-------- DATASET EXTRACT
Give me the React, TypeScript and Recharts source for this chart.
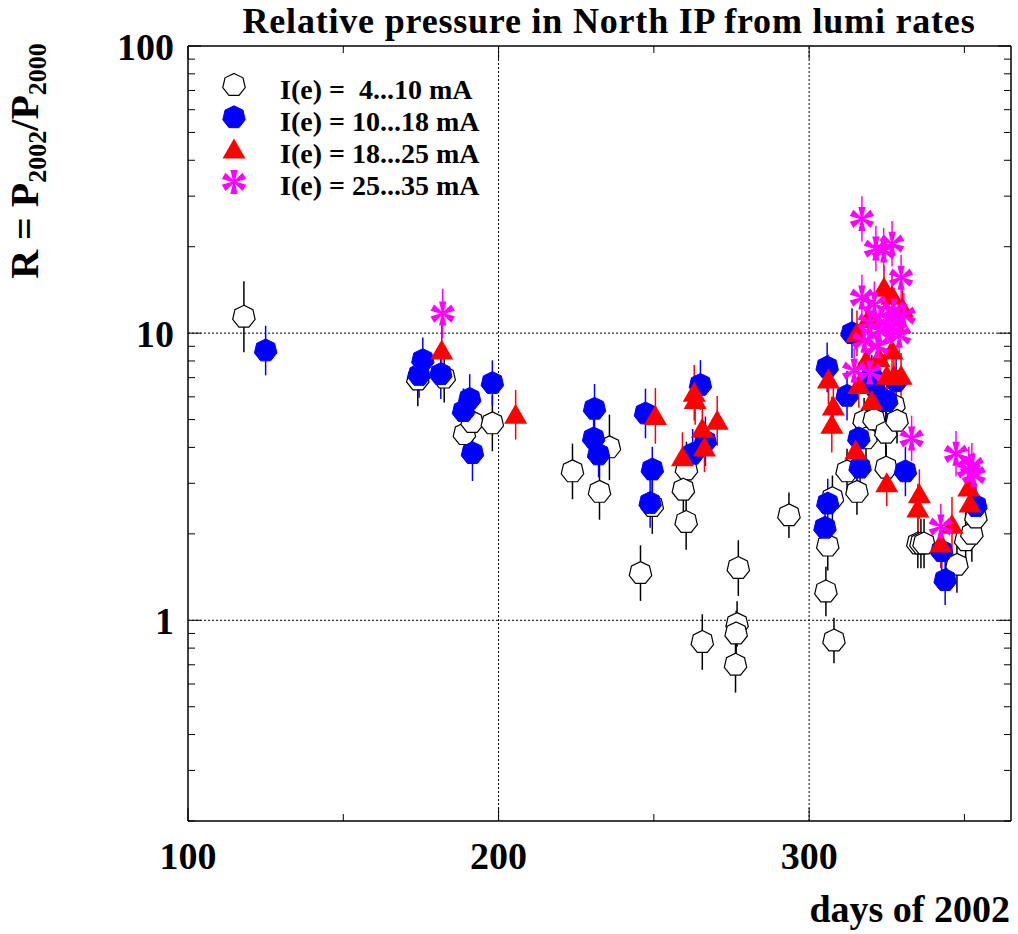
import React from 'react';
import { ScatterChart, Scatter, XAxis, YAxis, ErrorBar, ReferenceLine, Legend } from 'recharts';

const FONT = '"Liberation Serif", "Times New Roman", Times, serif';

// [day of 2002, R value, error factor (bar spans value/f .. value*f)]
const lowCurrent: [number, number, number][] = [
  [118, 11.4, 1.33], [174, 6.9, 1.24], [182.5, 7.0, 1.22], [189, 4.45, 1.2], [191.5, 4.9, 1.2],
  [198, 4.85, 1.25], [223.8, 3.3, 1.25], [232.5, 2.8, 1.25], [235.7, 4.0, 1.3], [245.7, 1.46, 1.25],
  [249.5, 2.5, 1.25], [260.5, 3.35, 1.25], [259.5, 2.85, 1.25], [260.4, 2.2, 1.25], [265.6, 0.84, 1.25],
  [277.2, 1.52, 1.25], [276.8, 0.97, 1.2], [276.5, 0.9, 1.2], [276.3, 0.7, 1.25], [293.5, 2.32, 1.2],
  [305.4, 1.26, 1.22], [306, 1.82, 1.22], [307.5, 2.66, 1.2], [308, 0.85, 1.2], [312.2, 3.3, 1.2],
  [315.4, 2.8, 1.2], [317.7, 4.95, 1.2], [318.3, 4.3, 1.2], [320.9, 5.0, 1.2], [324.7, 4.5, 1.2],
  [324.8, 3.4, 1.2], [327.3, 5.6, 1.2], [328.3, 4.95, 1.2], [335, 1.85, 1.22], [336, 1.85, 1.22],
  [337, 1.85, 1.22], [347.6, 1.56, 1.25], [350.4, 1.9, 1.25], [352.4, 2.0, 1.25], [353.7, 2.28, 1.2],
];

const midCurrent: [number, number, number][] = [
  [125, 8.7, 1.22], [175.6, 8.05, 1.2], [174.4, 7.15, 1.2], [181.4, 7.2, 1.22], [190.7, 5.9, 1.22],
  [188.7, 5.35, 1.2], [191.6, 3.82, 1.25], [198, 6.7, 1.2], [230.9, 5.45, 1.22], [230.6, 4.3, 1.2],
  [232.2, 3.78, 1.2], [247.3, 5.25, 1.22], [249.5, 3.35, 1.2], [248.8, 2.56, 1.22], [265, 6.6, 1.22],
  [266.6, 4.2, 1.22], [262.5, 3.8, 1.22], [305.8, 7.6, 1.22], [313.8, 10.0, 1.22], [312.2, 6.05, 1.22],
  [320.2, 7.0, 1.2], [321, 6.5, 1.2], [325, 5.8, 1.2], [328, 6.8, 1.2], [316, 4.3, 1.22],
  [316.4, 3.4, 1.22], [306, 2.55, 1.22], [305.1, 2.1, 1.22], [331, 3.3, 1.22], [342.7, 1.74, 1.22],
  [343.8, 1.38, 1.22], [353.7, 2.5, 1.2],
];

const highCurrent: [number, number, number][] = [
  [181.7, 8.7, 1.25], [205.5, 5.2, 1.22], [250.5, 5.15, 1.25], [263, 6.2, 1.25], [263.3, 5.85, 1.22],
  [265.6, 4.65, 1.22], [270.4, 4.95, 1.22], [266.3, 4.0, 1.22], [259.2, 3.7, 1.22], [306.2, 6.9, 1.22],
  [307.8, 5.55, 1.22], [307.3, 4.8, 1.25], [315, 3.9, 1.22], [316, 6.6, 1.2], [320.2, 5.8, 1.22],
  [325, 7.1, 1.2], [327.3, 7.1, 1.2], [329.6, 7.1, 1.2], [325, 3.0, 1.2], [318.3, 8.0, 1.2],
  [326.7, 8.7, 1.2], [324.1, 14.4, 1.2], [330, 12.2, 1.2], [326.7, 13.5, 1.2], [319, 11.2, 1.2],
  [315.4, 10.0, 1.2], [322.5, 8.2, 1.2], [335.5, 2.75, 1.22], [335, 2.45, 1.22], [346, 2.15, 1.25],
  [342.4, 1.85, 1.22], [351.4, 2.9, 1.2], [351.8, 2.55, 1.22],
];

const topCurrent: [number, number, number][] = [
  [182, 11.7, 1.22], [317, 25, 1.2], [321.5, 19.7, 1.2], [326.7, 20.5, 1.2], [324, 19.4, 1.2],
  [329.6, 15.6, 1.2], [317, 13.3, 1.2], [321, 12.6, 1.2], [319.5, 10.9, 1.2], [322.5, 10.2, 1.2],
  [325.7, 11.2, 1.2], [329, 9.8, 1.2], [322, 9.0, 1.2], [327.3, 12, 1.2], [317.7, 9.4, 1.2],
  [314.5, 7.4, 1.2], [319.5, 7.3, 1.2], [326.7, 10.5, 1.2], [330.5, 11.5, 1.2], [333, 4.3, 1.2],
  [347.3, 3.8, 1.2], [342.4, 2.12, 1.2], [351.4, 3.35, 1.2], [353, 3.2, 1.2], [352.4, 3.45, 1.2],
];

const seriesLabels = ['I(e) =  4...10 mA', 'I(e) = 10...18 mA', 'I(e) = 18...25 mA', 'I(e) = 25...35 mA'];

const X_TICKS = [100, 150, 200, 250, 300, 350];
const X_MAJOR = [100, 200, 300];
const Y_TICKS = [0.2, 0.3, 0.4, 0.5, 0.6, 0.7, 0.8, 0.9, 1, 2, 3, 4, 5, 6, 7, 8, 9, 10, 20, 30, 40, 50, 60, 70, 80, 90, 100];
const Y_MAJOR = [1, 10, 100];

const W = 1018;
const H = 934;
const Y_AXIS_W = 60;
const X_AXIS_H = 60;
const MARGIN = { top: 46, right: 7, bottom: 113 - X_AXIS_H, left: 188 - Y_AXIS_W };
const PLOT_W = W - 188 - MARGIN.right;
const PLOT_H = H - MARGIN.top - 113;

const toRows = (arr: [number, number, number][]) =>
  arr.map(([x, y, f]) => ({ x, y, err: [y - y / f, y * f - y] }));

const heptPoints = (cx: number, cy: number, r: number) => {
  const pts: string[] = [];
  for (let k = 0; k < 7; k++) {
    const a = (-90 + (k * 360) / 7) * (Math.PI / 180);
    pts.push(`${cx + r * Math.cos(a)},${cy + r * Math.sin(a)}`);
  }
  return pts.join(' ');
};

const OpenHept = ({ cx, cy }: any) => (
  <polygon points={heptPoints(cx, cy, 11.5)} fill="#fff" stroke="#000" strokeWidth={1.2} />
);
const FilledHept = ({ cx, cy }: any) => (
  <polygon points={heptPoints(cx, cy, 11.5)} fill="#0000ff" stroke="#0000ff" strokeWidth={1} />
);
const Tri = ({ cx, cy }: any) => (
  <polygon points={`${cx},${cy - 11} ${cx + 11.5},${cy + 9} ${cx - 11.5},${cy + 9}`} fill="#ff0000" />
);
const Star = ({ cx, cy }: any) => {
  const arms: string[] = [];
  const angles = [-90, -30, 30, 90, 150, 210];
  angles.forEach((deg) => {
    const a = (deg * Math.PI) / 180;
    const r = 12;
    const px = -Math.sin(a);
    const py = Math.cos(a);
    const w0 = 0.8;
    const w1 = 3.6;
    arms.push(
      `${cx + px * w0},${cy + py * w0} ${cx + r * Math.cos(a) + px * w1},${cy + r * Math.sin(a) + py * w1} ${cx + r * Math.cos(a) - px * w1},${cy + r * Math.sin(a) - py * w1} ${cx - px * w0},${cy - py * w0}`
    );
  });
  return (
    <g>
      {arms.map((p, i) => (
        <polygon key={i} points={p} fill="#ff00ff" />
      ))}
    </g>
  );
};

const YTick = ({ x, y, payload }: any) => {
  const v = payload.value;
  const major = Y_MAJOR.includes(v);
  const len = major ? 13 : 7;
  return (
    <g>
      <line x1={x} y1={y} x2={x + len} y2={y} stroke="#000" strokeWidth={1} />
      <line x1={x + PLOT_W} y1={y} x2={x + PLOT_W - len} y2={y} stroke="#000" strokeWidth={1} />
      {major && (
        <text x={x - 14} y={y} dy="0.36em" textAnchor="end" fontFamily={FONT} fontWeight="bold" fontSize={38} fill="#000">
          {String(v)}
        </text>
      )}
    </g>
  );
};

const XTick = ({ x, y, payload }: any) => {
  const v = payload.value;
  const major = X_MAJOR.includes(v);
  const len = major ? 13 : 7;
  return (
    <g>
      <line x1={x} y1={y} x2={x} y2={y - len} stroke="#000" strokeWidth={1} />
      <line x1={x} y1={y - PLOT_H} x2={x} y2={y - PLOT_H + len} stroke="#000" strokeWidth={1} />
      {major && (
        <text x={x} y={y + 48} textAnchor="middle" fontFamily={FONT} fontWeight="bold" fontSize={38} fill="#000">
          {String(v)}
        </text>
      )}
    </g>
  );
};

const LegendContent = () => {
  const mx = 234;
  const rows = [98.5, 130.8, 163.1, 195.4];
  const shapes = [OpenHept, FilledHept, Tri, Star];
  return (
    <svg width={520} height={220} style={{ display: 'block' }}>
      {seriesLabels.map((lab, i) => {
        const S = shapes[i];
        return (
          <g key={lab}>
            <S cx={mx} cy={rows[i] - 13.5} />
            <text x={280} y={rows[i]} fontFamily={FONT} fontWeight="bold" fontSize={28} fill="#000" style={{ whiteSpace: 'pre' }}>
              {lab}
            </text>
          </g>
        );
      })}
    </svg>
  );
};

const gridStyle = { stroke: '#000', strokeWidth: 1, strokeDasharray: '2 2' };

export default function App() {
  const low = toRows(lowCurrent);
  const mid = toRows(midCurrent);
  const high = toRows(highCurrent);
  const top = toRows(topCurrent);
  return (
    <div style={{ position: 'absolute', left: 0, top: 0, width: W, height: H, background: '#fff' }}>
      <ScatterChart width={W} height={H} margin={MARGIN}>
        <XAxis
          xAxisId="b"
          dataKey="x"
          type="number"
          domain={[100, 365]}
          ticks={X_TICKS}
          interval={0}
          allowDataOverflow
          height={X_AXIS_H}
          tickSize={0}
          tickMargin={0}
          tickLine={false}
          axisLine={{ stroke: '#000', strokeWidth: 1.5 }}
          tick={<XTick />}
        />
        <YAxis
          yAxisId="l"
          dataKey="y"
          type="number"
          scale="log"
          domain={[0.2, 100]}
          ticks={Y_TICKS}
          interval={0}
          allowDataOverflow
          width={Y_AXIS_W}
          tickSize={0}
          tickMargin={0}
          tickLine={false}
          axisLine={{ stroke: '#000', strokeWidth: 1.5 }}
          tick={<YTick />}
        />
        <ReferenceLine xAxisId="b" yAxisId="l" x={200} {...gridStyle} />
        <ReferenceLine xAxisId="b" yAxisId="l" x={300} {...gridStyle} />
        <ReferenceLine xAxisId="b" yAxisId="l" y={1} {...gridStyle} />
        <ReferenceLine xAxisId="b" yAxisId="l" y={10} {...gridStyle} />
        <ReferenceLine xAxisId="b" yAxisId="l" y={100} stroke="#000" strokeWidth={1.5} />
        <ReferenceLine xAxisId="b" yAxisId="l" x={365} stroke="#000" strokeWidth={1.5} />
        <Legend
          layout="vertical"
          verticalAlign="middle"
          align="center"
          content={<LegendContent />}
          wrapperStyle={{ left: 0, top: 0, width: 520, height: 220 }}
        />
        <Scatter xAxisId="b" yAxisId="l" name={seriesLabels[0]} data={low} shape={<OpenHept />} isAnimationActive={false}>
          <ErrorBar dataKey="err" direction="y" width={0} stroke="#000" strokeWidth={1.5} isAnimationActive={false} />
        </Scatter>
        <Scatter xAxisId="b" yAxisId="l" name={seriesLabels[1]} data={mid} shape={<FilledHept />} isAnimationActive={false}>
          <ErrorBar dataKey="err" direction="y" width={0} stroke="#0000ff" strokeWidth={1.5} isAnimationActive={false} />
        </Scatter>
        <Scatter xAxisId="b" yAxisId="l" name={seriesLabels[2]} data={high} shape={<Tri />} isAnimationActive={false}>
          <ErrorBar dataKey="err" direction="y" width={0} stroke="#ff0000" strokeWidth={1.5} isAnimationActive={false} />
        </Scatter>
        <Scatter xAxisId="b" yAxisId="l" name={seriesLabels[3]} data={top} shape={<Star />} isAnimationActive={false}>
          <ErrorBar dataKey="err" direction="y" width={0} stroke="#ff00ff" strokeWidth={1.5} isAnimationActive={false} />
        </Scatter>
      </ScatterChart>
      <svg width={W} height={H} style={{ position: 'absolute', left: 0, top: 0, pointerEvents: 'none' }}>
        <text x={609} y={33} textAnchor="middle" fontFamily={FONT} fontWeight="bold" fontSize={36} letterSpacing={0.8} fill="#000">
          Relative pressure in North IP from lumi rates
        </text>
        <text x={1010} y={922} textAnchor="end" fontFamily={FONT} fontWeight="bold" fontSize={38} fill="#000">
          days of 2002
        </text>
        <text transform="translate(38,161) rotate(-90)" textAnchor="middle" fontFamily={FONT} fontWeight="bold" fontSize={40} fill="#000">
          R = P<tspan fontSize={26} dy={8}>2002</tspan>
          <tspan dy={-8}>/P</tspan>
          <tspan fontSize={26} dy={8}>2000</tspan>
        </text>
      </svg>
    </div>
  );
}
----------------
State how many lines hold the word "React". The number is the whole answer.

▶ CORRECT ANSWER: 2